Announcing New Dataset Search Features

Published July 8, 2024
Update on GitHub

The AI and ML community has shared more than 180,000 public datasets on The Hugging Face Dataset Hub. Researchers and engineers are using these datasets for various tasks, from training LLMs to chat with users to evaluating automatic speech recognition or computer vision systems. Dataset discoverability and visualization are key challenges to letting AI builders find, explore, and transform datasets to fit their use cases.

At Hugging Face, we are building the Dataset Hub as the place for the community to collaborate on open datasets. So we built tools like Dataset Search and the Dataset Viewer, as well as a rich open source ecosystem of tools. Today we are announcing four new features that will take Dataset Search on the Hub to the next level.

Search by Modality

The modality of a dataset corresponds to the type of data inside the dataset. For example, the most common types of data on Hugging Face are text, image, audio, and tabular data.

We released a set of filters that allows you to filter datasets that have one or several modalities among this list:

  • Text
  • Image
  • Audio
  • Tabular
  • Time-Series
  • 3D
  • Video
  • Geospatial

For example, it is possible to look for datasets that contain both text and image data:

search by modality example

The modalities of each dataset are automatically detected based on file contents and extensions.

Search by Size

We recently released a new feature in the interface to show the number of rows of each dataset:

number of rows of each dataset

Following this, it is now possible to search datasets by a number of rows by specifying a minimum and maximum number of rows. This will let you look for datasets of small size to the biggest datasets that exist (for example, the ones used to pretrain LLMs).

The information about the number of rows is available for all the datasets in supported formats. Even for the biggest datasets for which the number of rows is not included in the metadata the total number of rows is estimated accurately based on the content of the first 5GB.

For example, if you are looking at the datasets with the highest number of rows on Hugging Face, you can look for datasets with more than 10B (1010) rows:

biggest datasets

Search by Format

The same dataset can be stored in many different formats. For example, text datasets are often in Parquet or JSON Lines, but they could be in text files, and image datasets are often a single directory of images, but they could be in WebDataset format (a format based on TAR archives).

Each format has its pros and cons. For example, Parquet offers nested data support, unlike CSV, efficient filtering/analytics, and a good compression ratio, but accessing one specific row requires decoding a full row group. Another example is WebDataset, which offers the highest data streaming speed but lacks some metadata, such as the number of rows per file, which is often needed to efficiently distribute data in multi-node training setups.
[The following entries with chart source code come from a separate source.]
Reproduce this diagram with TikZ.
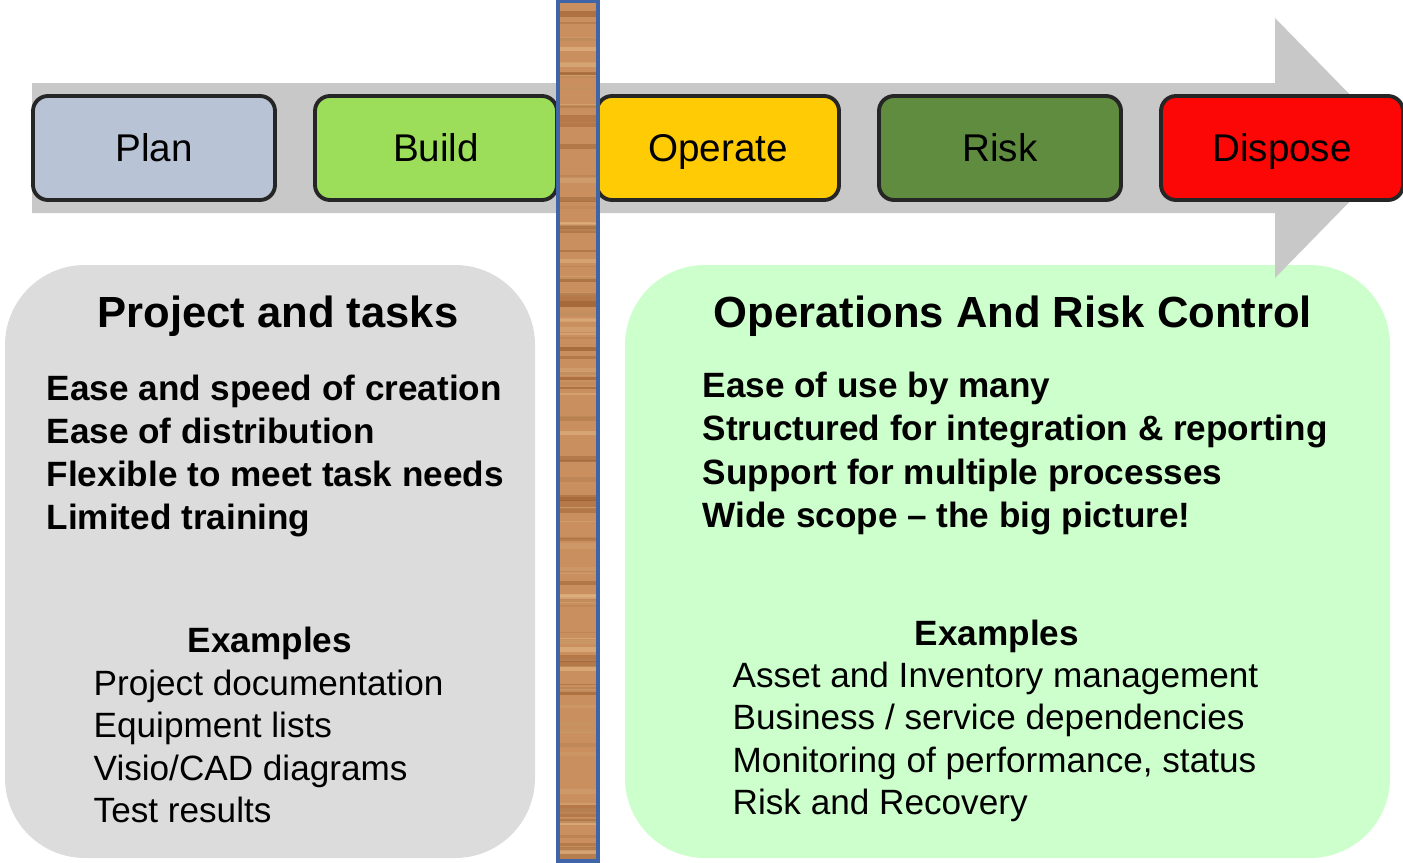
\documentclass[tikz,border=0pt]{standalone}
\usepackage{fontspec}
\setmainfont{Liberation Sans}
\usepackage{tikz}
\usetikzlibrary{positioning}
\definecolor{bandgray}{HTML}{C8C8C8}
\definecolor{plancol}{HTML}{B9C3D6}
\definecolor{buildcol}{HTML}{9CDE5A}
\definecolor{operatecol}{HTML}{FFCB05}
\definecolor{riskcol}{HTML}{5F8C3E}
\definecolor{disposecol}{HTML}{FC0606}
\definecolor{leftfill}{HTML}{DCDCDC}
\definecolor{rightfill}{HTML}{CCFFCC}
\definecolor{woodbase}{HTML}{C98F5E}
\definecolor{wooddark}{HTML}{8E4F22}
\definecolor{woodlight}{HTML}{EBC08F}
\definecolor{woodedge}{HTML}{3F64A8}
\tikzset{
    phase/.style={rectangle, rounded corners=0.15cm, draw=black!85, line width=1.1pt, align=center, minimum width=2.42cm, minimum height=1.04cm, outer sep=0pt, text height=9pt, text depth=1.4pt, font=\fontsize{11}{13}\selectfont},
    panel/.style={rounded corners=0.8cm},
    heading/.style={font=\fontsize{12.4}{15}\selectfont\bfseries, inner sep=0pt},
    points/.style={align=left, anchor=west, inner sep=0pt, font=\fontsize{10}{12.25}\selectfont\bfseries},
    subhead/.style={font=\fontsize{10}{12}\selectfont\bfseries, inner sep=0pt},
    items/.style={align=left, anchor=west, inner sep=0pt, font=\fontsize{10}{12.1}\selectfont}
}
\begin{document}
\begin{tikzpicture}
    \useasboundingbox (0,0) rectangle (14.03,8.62);

    % Lower panels
    \fill[panel, leftfill] (0.05,0.04) rectangle (5.35,5.97);
    \fill[panel, rightfill] (6.25,0.04) rectangle (13.90,5.97);

    % Life-cycle arrow
    \fill[bandgray] (0.32,7.79) -- (12.75,7.79) -- (12.75,8.44) -- (14.02,7.14)
        -- (12.75,5.84) -- (12.75,6.49) -- (0.32,6.49) -- cycle;

    % Phases
    \node[phase, fill=plancol] (plan) at (1.54,7.14) {Plan};
    \node[phase, fill=buildcol, right=0.40cm of plan] (build) {Build};
    \node[phase, fill=operatecol, right=0.40cm of build] (operate) {Operate};
    \node[phase, fill=riskcol, right=0.40cm of operate] (risk) {Risk};
    \node[phase, fill=disposecol, right=0.40cm of risk] (dispose) {Dispose};

    % Left panel text
    \node[heading] (projtitle) at (2.78,5.46) {Project and tasks};
    \node[points] (projpoints) at (0.46,4.06) {Ease and speed of creation\\Ease of distribution\\Flexible to meet task needs\\Limited training};
    \node[subhead] (projexhead) at (2.70,2.19) {Examples};
    \node[items] (projitems) at (0.93,1.155) {Project documentation\\Equipment lists\\Visio/CAD diagrams\\Test results};

    % Right panel text
    \node[heading] (opstitle) at (10.13,5.46) {Operations And Risk Control};
    \node[points] (opspoints) at (7.02,4.085) {Ease of use by many\\Structured for integration \& reporting\\Support for multiple processes\\Wide scope -- the big picture!};
    \node[subhead] (opsexhead) at (9.97,2.26) {Examples};
    \node[items] (opsitems) at (7.32,1.20) {Asset and Inventory management\\Business / service dependencies\\Monitoring of performance, status\\Risk and Recovery};

    % Wooden divider
    \begin{scope}
        \clip (5.58,0) rectangle (5.98,8.62);
        \fill[woodbase] (5.58,0) rectangle (5.98,8.62);
        \pgfmathsetseed{11}
        \foreach \k in {1,...,110}
        {
            \pgfmathsetmacro{\yy}{rnd*8.62}
            \pgfmathsetmacro{\ww}{0.3+rnd*1.4}
            \pgfmathsetmacro{\sh}{rnd*100}
            \draw[line width=\ww pt, wooddark!\sh!woodlight, opacity=0.5] (5.58,\yy) -- (5.98,\yy);
        }
        \foreach \yy in {0.45,1.95,3.55,5.55,7.35}
        {
            \fill[wooddark, opacity=0.35] (5.58,\yy) rectangle (5.98,\yy+0.12);
        }
    \end{scope}
    \draw[woodedge, line width=1.2pt] (5.58,0.01) rectangle (5.98,8.61);
\end{tikzpicture}
\end{document}
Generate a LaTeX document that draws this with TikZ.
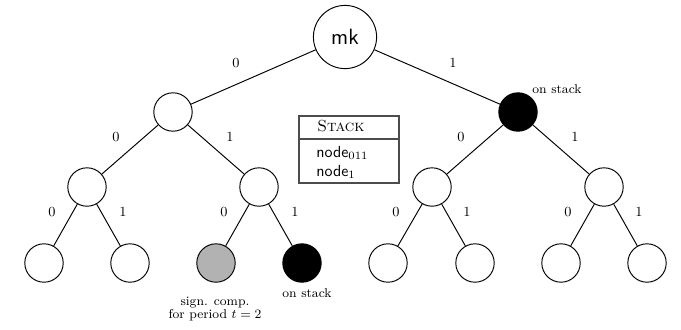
\documentclass[tikz,border=0pt]{standalone}
\begin{document}
\begin{tikzpicture}[x=0.625pt,y=-0.625pt,
  tn/.style={circle,draw,line width=0.6pt,minimum size=24pt,inner sep=0pt},
  rootn/.style={circle,draw,line width=0.6pt,minimum size=39.5pt,inner sep=0pt,font=\sffamily\fontsize{13.8}{15}\selectfont},
  onst/.style={tn,fill=black},
  sig/.style={tn,fill=black!30},
  edge/.style={line width=0.6pt},
  elab/.style={font=\fontsize{8.7}{10}\selectfont,inner sep=0pt},
  note/.style={font=\footnotesize,inner sep=0pt,align=center}]
\useasboundingbox (0,0) rectangle (681,329);
% nodes
\node[rootn] (r) at (345,37) {mk};
\node[tn] (a) at (173,112) {};
\node[onst] (b) at (518,112) {};
\node[tn] (a0) at (87,187) {};
\node[tn] (a1) at (259,187) {};
\node[tn] (b0) at (432,187) {};
\node[tn] (b1) at (604,187) {};
\node[tn] (a00) at (44,263) {};
\node[tn] (a01) at (130,263) {};
\node[sig] (a10) at (216,263) {};
\node[onst] (a11) at (302,263) {};
\node[tn] (b00) at (388,263) {};
\node[tn] (b01) at (475,263) {};
\node[tn] (b10) at (561,263) {};
\node[tn] (b11) at (647,263) {};
% edges
\foreach \p/\c in {r/a,r/b,a/a0,a/a1,b/b0,b/b1,a0/a00,a0/a01,a1/a10,a1/a11,b0/b00,b0/b01,b1/b10,b1/b11}
  \draw[edge] (\p) -- (\c);
% edge labels
\node[elab] (l1) at (236,63) {0};
\node[elab] (l2) at (453,63) {1};
\node[elab] (l3) at (116,137) {0};
\node[elab] (l4) at (230,137) {1};
\node[elab] (l5) at (461,137) {0};
\node[elab] (l6) at (575,137) {1};
\node[elab] (l7) at (52,212) {0};
\node[elab] (l8) at (123,212) {1};
\node[elab] (l9) at (224,212) {0};
\node[elab] (l10) at (295,212) {1};
\node[elab] (l11) at (396,212) {0};
\node[elab] (l12) at (467,212) {1};
\node[elab] (l13) at (568,212) {0};
\node[elab] (l14) at (639,212) {1};
% notes
\node[note] (n1) at (557,89) {on stack};
\node[note] (n2) at (307,293) {on stack};
\node[note] (n3) at (215,309) {sign. comp.\\[-1pt] for period $t=2$};
% stack box
\draw[draw=black!70,line width=0.8pt] (299,116) rectangle (399,183);
\draw[draw=black!70,line width=0.8pt] (299,139) -- (399,139);
\node[anchor=base west,inner sep=0pt] (s0) at (317,131) {\textsc{Stack}};
\node[anchor=base west,inner sep=0pt] (s1) at (316,157) {\textsf{node}$_{011}$};
\node[anchor=base west,inner sep=0pt] (s2) at (316,176) {\textsf{node}$_{1}$};
\end{tikzpicture}
\end{document}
The dataset format, therefore, indicates which use cases are favoured and whether you will need to reformat the data to fit your needs.

Here you can see the datasets in WebDataset format:

webdatasets

Search by Library

There are many good libraries and tools to load datasets and prepare them for training, like Pandas, Dask, or the 🤗 Datasets library. The Hub allows you to use your favorite tools and filter datasets compatible with any library, for example you can look for datasets compatible with Pandas:

pandas compatible datasets

The dataset compatibility is based on the dataset format and size (e.g., Dask can load big JSON Lines dataset, unlike Pandas, which requires loading the full dataset in memory). In addition to this, we also provide the code snippet to load any dataset in your favorite tool:

load fineweb-edu in dask

If you would like your library to appear in the list of supported libraries, feel free to open a discussion on huggingface.js!

Combine filters

Those four new Dataset Search tools can be used together and with the other existing filters like Language, Tasks, and Licenses. Combining those filters with the text search bar you can look for the specific dataset you are looking for:

search for a webdataset of images of pdf